I went to Church House Bookshop, a fantastic resource, the last time I was in London, to buy a book for a friend. On the spot bought a copy for myself: Spirituality and Christian Belief; Life-Affirming Christianity for Inquiring People. It’s an excellent, brief reprise of “modern” theology. The Bible is not inerrant, hell is not eternal, the ultimate reality is cosmic mind, it’s ultimate reality to unite all beings to itself. Half way through it goes a bit off-piste for me, in chapters about the Trinity, the atonement, and the return of Christ. The excellent manager of the excellent Church House bookshop recommended a number of other recently published books. I bought What to Believe? Twelve Brief Lessons in Radical Theology by John D. Caputo. This is a much more exciting read, more contemporary theologically (and therefore unlikely to be bought and read by Bishops of the Church of England). Caputo writes about the unconditional and a theology of events. The name of God is the name of a call for the coming of the impossible, for the possibility of the impossible, to which we should be the response.
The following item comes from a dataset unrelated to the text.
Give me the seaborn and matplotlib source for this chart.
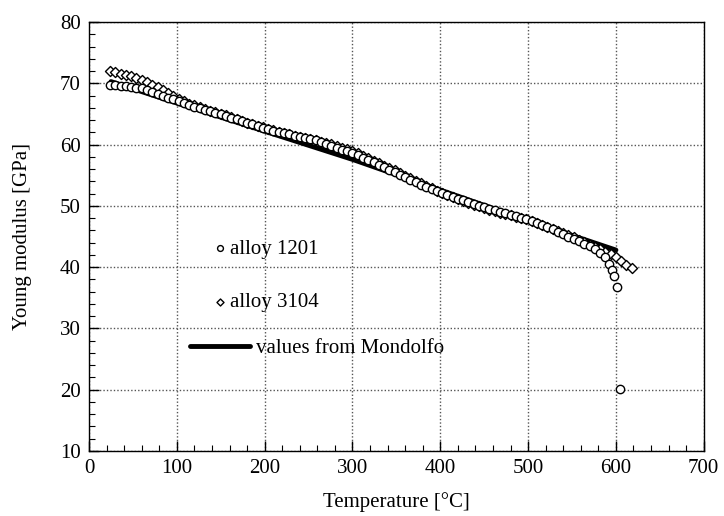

The agency is our responsibility. Caputo inspires me and resonates with my experience.

And at this point, this blog ends. There is much more I want to blog about, and will. For the moment, make what you will of my very personal view of “What’s going on in the Church of England today” that indicates a major fault in the updating of the software and hardware systems of faith, which I take to be the work of the Holy Spirit.